Required work:
Please set down all the lines beneath this one exactly, without the pictures.
⟨
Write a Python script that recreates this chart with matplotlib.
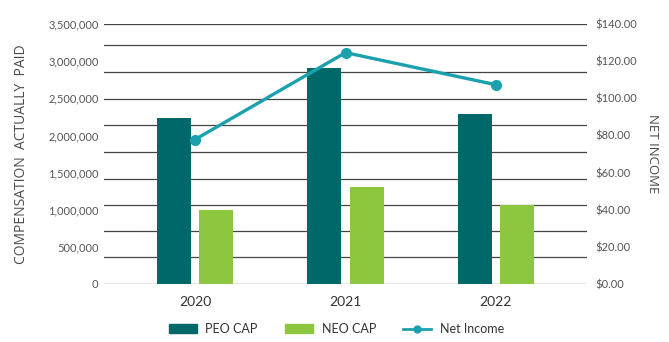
import numpy as np
import matplotlib.pyplot as plt
from matplotlib.lines import Line2D
from matplotlib.patches import Patch

# data
years = ["2020", "2021", "2022"]
peo_cap = [2240000, 2910000, 2290000]
neo_cap = [1000000, 1310000, 1070000]
net_income = [77.8, 124.6, 107.3]

left_ticks = [0, 500000, 1000000, 1500000, 2000000, 2500000, 3000000, 3500000]
right_ticks = [0, 20, 40, 60, 80, 100, 120, 140]
grid_vals = [0, 360000, 720000, 1070000, 1420000, 1780000, 2140000,
             2490000, 2850000, 3220000, 3500000]

PEO_COL = "#01686A"
NEO_COL = "#8DC63F"
LINE_COL = "#1BA1AE"
TXT = "#555555"

plt.rcParams['font.family'] = ['Lato', 'DejaVu Sans']

fig = plt.figure(figsize=(6.69, 3.42), dpi=100)
ax = fig.add_axes([0.1555, 0.1696, 0.7219, 0.7602])

x = np.arange(len(years))
w = 0.227
ax.bar(x - 0.142, peo_cap, w, color=PEO_COL, zorder=3)
ax.bar(x + 0.142, neo_cap, w, color=NEO_COL, zorder=3)

for g in grid_vals:
    ax.axhline(g, color="#444444", lw=0.9, zorder=1)

ax.set_xlim(-0.605, 2.605)
ax.set_ylim(0, 3500000)
ax.set_yticks(left_ticks)
ax.set_yticklabels([f"{v:,}" for v in left_ticks], color=TXT, fontsize=8)
ax.set_xticks(x)
ax.set_xticklabels(years, fontsize=10, color="#333333")
ax.tick_params(axis="both", length=0)
ax.tick_params(axis="y", pad=4)
ax.tick_params(axis="x", pad=9)
for s in ax.spines.values():
    s.set_visible(False)
ax.set_ylabel("COMPENSATION  ACTUALLY  PAID", family=['Open Sans', 'DejaVu Sans'],
              fontsize=10, color="#4a4a4a", labelpad=14)

ax2 = ax.twinx()
ax2.plot(x, net_income, color=LINE_COL, lw=2.4, marker="o", ms=7, zorder=5)
ax2.set_ylim(0, 140)
ax2.set_yticks(right_ticks)
ax2.set_yticklabels([f"${v:.2f}" for v in right_ticks], color=TXT, fontsize=8)
ax2.tick_params(axis="y", length=0, pad=6)
for s in ax2.spines.values():
    s.set_visible(False)
ax2.set_ylabel("NET INCOME", family=['Open Sans', 'DejaVu Sans'],
               fontsize=9.5, color="#4a4a4a", rotation=-90, labelpad=16)

handles = [Patch(color=PEO_COL), Patch(color=NEO_COL),
           Line2D([0], [0], color=LINE_COL, lw=2, marker="o", ms=5)]
fig.legend(handles, ["PEO CAP", "NEO CAP", "Net Income"], loc="center",
           bbox_to_anchor=(0.503, 0.038), ncol=3, frameon=False, fontsize=9,
           handlelength=2.2, handletextpad=0.7, columnspacing=2.2,
           labelcolor="#333333")

fig.savefig("out.png", dpi=100)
⟩
Solution for this task:
Write a Python script that recreates this chart with matplotlib.
import numpy as np
import matplotlib.pyplot as plt
from matplotlib.lines import Line2D
from matplotlib.patches import Patch

# data
years = ["2020", "2021", "2022"]
peo_cap = [2240000, 2910000, 2290000]
neo_cap = [1000000, 1310000, 1070000]
net_income = [77.8, 124.6, 107.3]

left_ticks = [0, 500000, 1000000, 1500000, 2000000, 2500000, 3000000, 3500000]
right_ticks = [0, 20, 40, 60, 80, 100, 120, 140]
grid_vals = [0, 360000, 720000, 1070000, 1420000, 1780000, 2140000,
             2490000, 2850000, 3220000, 3500000]

PEO_COL = "#01686A"
NEO_COL = "#8DC63F"
LINE_COL = "#1BA1AE"
TXT = "#555555"

plt.rcParams['font.family'] = ['Lato', 'DejaVu Sans']

fig = plt.figure(figsize=(6.69, 3.42), dpi=100)
ax = fig.add_axes([0.1555, 0.1696, 0.7219, 0.7602])

x = np.arange(len(years))
w = 0.227
ax.bar(x - 0.142, peo_cap, w, color=PEO_COL, zorder=3)
ax.bar(x + 0.142, neo_cap, w, color=NEO_COL, zorder=3)

for g in grid_vals:
    ax.axhline(g, color="#444444", lw=0.9, zorder=1)

ax.set_xlim(-0.605, 2.605)
ax.set_ylim(0, 3500000)
ax.set_yticks(left_ticks)
ax.set_yticklabels([f"{v:,}" for v in left_ticks], color=TXT, fontsize=8)
ax.set_xticks(x)
ax.set_xticklabels(years, fontsize=10, color="#333333")
ax.tick_params(axis="both", length=0)
ax.tick_params(axis="y", pad=4)
ax.tick_params(axis="x", pad=9)
for s in ax.spines.values():
    s.set_visible(False)
ax.set_ylabel("COMPENSATION  ACTUALLY  PAID", family=['Open Sans', 'DejaVu Sans'],
              fontsize=10, color="#4a4a4a", labelpad=14)

ax2 = ax.twinx()
ax2.plot(x, net_income, color=LINE_COL, lw=2.4, marker="o", ms=7, zorder=5)
ax2.set_ylim(0, 140)
ax2.set_yticks(right_ticks)
ax2.set_yticklabels([f"${v:.2f}" for v in right_ticks], color=TXT, fontsize=8)
ax2.tick_params(axis="y", length=0, pad=6)
for s in ax2.spines.values():
    s.set_visible(False)
ax2.set_ylabel("NET INCOME", family=['Open Sans', 'DejaVu Sans'],
               fontsize=9.5, color="#4a4a4a", rotation=-90, labelpad=16)

handles = [Patch(color=PEO_COL), Patch(color=NEO_COL),
           Line2D([0], [0], color=LINE_COL, lw=2, marker="o", ms=5)]
fig.legend(handles, ["PEO CAP", "NEO CAP", "Net Income"], loc="center",
           bbox_to_anchor=(0.503, 0.038), ncol=3, frameon=False, fontsize=9,
           handlelength=2.2, handletextpad=0.7, columnspacing=2.2,
           labelcolor="#333333")

fig.savefig("out.png", dpi=100)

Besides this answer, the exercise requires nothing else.